Input for this task>
:::::

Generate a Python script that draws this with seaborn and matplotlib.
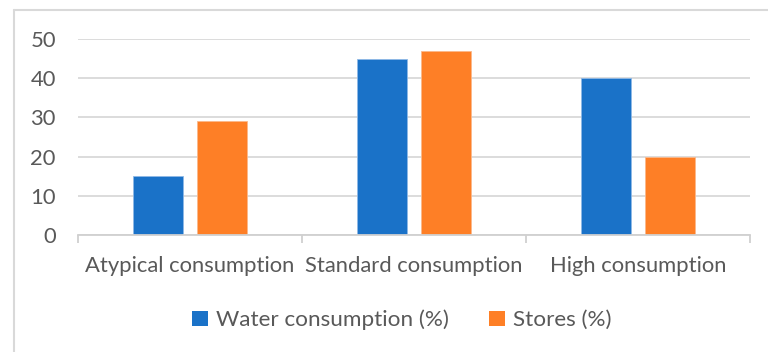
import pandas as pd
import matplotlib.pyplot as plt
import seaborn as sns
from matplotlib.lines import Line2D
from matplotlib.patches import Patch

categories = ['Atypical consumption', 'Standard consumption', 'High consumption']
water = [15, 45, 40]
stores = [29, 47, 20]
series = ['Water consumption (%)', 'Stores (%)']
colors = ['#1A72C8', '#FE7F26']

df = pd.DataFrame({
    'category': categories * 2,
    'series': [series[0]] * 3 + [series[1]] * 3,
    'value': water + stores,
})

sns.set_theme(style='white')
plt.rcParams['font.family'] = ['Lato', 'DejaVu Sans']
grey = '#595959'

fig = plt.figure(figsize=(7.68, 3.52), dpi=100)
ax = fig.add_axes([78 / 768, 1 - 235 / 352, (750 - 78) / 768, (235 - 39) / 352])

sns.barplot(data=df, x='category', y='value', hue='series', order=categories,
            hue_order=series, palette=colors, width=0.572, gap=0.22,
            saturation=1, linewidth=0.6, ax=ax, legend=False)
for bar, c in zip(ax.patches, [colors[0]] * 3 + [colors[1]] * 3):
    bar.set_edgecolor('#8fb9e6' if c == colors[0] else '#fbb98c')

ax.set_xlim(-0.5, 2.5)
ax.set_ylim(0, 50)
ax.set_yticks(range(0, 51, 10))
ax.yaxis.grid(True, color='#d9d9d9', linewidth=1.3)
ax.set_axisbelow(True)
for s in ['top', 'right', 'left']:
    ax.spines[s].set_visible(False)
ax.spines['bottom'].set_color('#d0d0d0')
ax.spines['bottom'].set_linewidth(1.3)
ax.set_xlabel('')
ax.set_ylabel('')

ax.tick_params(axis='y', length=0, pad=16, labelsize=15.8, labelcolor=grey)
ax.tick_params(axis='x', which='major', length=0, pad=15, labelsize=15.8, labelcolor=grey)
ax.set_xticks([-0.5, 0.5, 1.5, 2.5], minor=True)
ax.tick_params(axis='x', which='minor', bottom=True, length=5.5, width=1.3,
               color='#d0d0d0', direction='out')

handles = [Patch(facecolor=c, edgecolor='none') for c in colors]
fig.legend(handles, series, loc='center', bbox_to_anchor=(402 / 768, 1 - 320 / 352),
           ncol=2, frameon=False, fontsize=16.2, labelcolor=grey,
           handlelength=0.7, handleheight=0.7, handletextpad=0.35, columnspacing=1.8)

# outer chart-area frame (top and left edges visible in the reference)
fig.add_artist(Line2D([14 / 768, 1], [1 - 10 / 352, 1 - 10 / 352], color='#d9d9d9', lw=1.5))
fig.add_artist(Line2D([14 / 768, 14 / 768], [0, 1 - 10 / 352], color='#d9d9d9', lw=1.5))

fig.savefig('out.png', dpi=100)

:::::

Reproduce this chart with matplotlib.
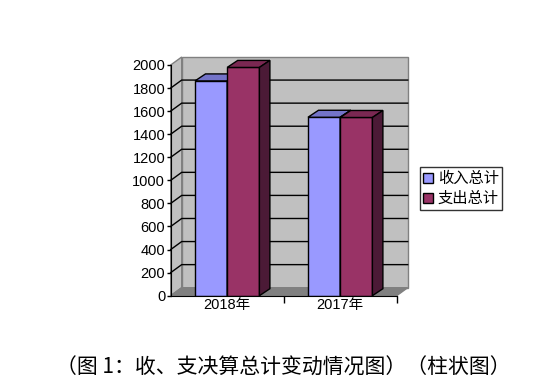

:::::

Copy every line above that holds the word "matplotlib".

Task output>
Generate a Python script that draws this with seaborn and matplotlib.
import matplotlib.pyplot as plt
from matplotlib.lines import Line2D
from matplotlib.patches import Patch
Reproduce this chart with matplotlib.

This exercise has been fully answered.